Мы сейчас как раз находимся в том положении, когда шло наступление Гитлера, в первые месяцы накат такой страшный был, это было самая сильная армия мира, вооруженная до зубов, испытанная, львы, конечно. Но интересно, что мы и тогда знали, что победим. Ведь это невероятно, что это в народе. Гитлер рассчитывал, что у нас были страшные репрессии священников, крестьян лучших. Все было: кого посадили, кого расстреляли, книги богослужебные были уничтожены. И тогда Гитлер рассчитывал, что вот все обрадуются, что будем свергать большевиков и все, успех обеспечен. Но народ встал. Даже дети раскулаченных шли добровольцами в армию. Как это понять чужому уму? Невозможно понять. Как мы победили, никому невозможно понять. Но мы победили, потому что это была, во-первых, сохранившаяся любовь к Отечеству и был православный стержень, когда относились к святыням, как к своему драгоценному достоянию. И поэтому мы победили. Победили любовью к Отчеству.

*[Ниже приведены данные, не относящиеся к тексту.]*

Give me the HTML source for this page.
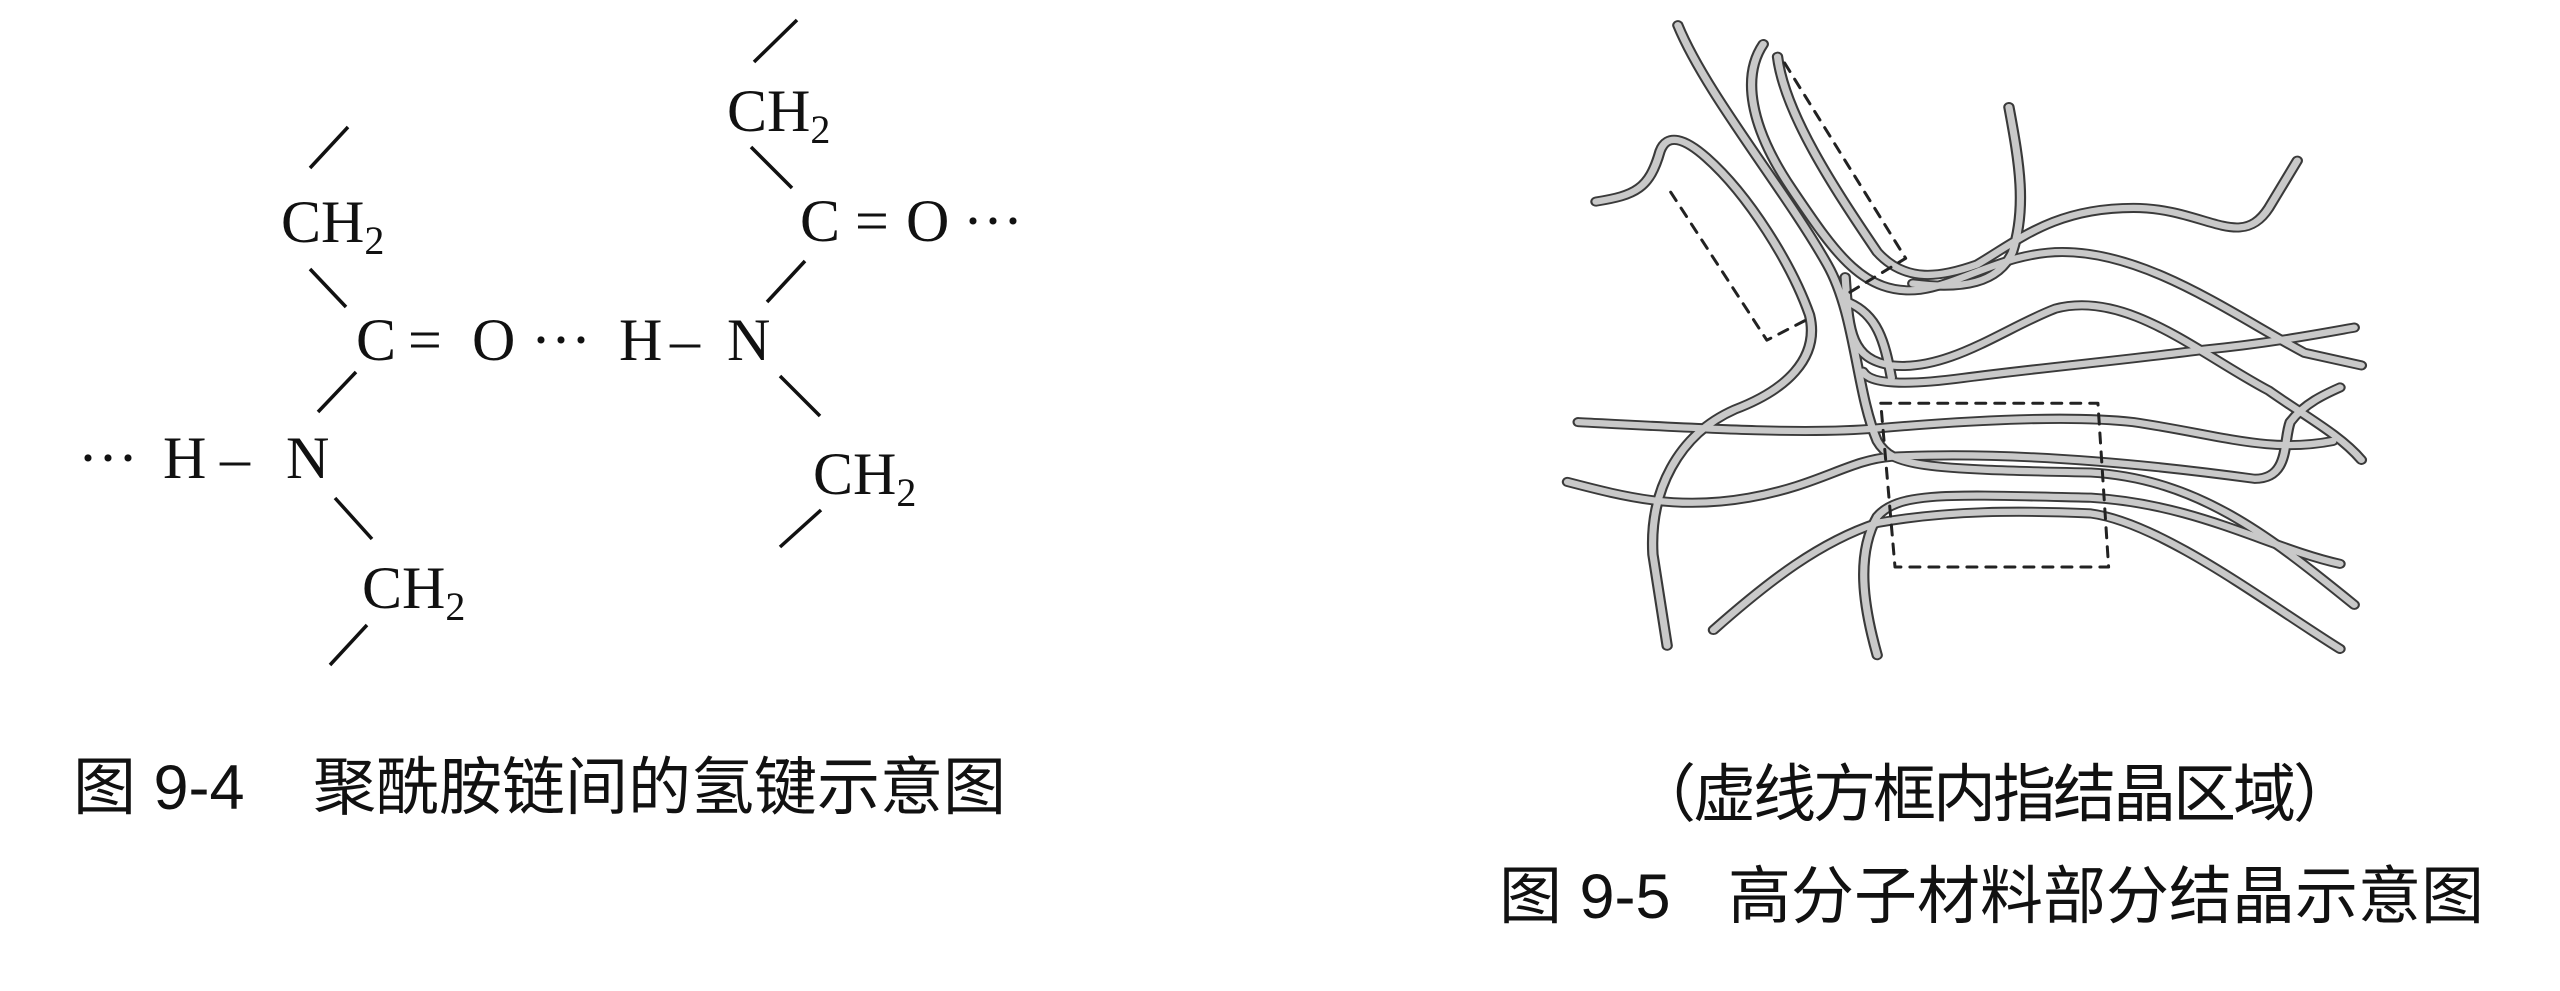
<!DOCTYPE html>
<html><head><meta charset="utf-8"><style>
html,body{margin:0;padding:0;background:#fff;}
body{width:2560px;height:991px;position:relative;overflow:hidden;}
.t{position:absolute;font-family:"Liberation Serif","Noto Serif CJK SC",serif;font-size:60px;color:#111;white-space:nowrap;line-height:1;}
.t sub{font-size:40px;vertical-align:-12px;}
.c{position:absolute;font-family:"Liberation Sans","Noto Sans CJK SC",sans-serif;font-size:63px;color:#111;white-space:nowrap;line-height:1;}
svg{position:absolute;left:0;top:0;}
</style></head><body>
<svg width="2560" height="991" viewBox="0 0 2560 991">
<g stroke="#111" stroke-width="3.5" fill="none">
<line x1="310" y1="168" x2="348" y2="127"/>
<line x1="310" y1="269" x2="346" y2="307"/>
<line x1="356" y1="372" x2="318" y2="412"/>
<line x1="335" y1="498" x2="372" y2="539"/>
<line x1="367" y1="625" x2="330" y2="665"/>
<line x1="797" y1="20" x2="754" y2="62"/>
<line x1="751" y1="147" x2="792" y2="188"/>
<line x1="805" y1="261" x2="767" y2="302"/>
<line x1="780" y1="376" x2="820" y2="416"/>
<line x1="821" y1="510" x2="780" y2="547"/>
</g>
<g transform="translate(1450,0) scale(0.712,0.63)" fill="none" stroke-linecap="round" stroke-linejoin="round">
<defs>
<g id="strands">
<path d="M320,40 C360,150 470,300 530,420 C570,500 570,620 600,700 C620,740 660,745 900,750 C1050,760 1150,850 1270,960"/>
<path d="M440,70 C410,120 420,200 480,300 C540,400 580,470 660,460 C720,450 780,400 860,400 C980,400 1100,500 1200,560 L1280,580"/>
<path d="M460,90 C470,180 540,300 600,400 C640,450 690,440 740,420 C800,380 850,330 960,330 C1060,330 1110,400 1150,330 L1190,255"/>
<path d="M205,320 C260,310 280,300 295,240 C305,210 330,220 360,250 C420,310 480,420 505,500 C520,570 470,620 400,650 C320,690 280,780 285,880 L305,1025"/>
<path d="M785,170 C800,260 810,330 790,400 C770,450 720,460 650,450"/>
<path d="M180,670 C350,680 500,690 600,680 C750,665 880,660 960,670 C1080,690 1150,720 1240,700"/>
<path d="M165,765 C250,790 320,810 420,790 C520,770 560,730 620,725 C800,715 1000,740 1130,760 C1180,760 1170,700 1180,670 C1200,640 1230,625 1250,615"/>
<path d="M370,1000 C450,920 520,860 600,830 C700,810 800,810 900,815 C1000,830 1150,960 1250,1030"/>
<path d="M600,1040 C580,960 570,880 600,820 C630,780 700,785 900,790 C1050,800 1150,870 1250,895"/>
<path d="M555,440 C560,520 560,570 620,580 C700,590 780,520 850,490 C950,460 1050,560 1150,620 C1200,660 1250,690 1280,730"/>
<path d="M580,590 C590,610 640,612 720,600 C820,585 960,570 1060,555 C1150,545 1220,530 1270,520"/>
<path d="M560,480 C600,500 610,540 620,600"/>
</g>
</defs>
<use href="#strands" stroke="#3a3a3a" stroke-width="16" style="vector-effect:non-scaling-stroke"/>
<use href="#strands" stroke="#c9c9c9" stroke-width="10" style="vector-effect:non-scaling-stroke"/>
<g stroke="#222" stroke-width="3" stroke-dasharray="10 9">
<polyline points="310,305 445,540 500,508" vector-effect="non-scaling-stroke"/>
<polyline points="470,100 640,410 560,465" vector-effect="non-scaling-stroke"/>
<polyline points="605,640 910,640 925,900 625,900 605,640" vector-effect="non-scaling-stroke"/>
</g>
</g>
</svg>

<div class="t" style="left:281px;top:192px;">CH<sub>2</sub></div>
<div class="t" style="left:356px;top:310px;">C</div>
<div class="t" style="left:408px;top:310px;">=</div>
<div class="t" style="left:472px;top:310px;">O</div>
<div class="t" style="left:531px;top:310px;">···</div>
<div class="t" style="left:619px;top:310px;">H</div>
<div class="t" style="left:670px;top:310px;">–</div>
<div class="t" style="left:727px;top:310px;">N</div>
<div class="t" style="left:78px;top:428px;">···</div>
<div class="t" style="left:163px;top:428px;">H</div>
<div class="t" style="left:220px;top:428px;">–</div>
<div class="t" style="left:286px;top:428px;">N</div>
<div class="t" style="left:362px;top:558px;">CH<sub>2</sub></div>
<div class="t" style="left:727px;top:81px;">CH<sub>2</sub></div>
<div class="t" style="left:800px;top:191px;">C</div>
<div class="t" style="left:855px;top:191px;">=</div>
<div class="t" style="left:906px;top:191px;">O</div>
<div class="t" style="left:963px;top:191px;">···</div>
<div class="t" style="left:813px;top:444px;">CH<sub>2</sub></div>

<div class="c" style="left:73px;top:757px;">图 9-4</div>
<div class="c" style="left:313px;top:757px;">聚酰胺链间的氢键示意图</div>
<div class="c" style="left:1633px;top:764px;letter-spacing:-3px;">（虚线方框内指结晶区域）</div>
<div class="c" style="left:1499px;top:866px;">图 9-5</div>
<div class="c" style="left:1728px;top:866px;">高分子材料部分结晶示意图</div>
</body></html>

— Все впереди. Будем надеяться на это, дорогой мой друг!
Беседовал Андрей ПЕЧЕРСКИЙ
Нашему доброму другу и автору Владимиру Николаевичу Крупину в эти дни поступают отовсюду поздравления с юбилеем. Наша редакция и многочисленные читатели газеты присоединяются к ним. Желаем дорогому Владимиру Николаевичу крепкого здоровья, многая и благая лета, новых и новых творческих свершений!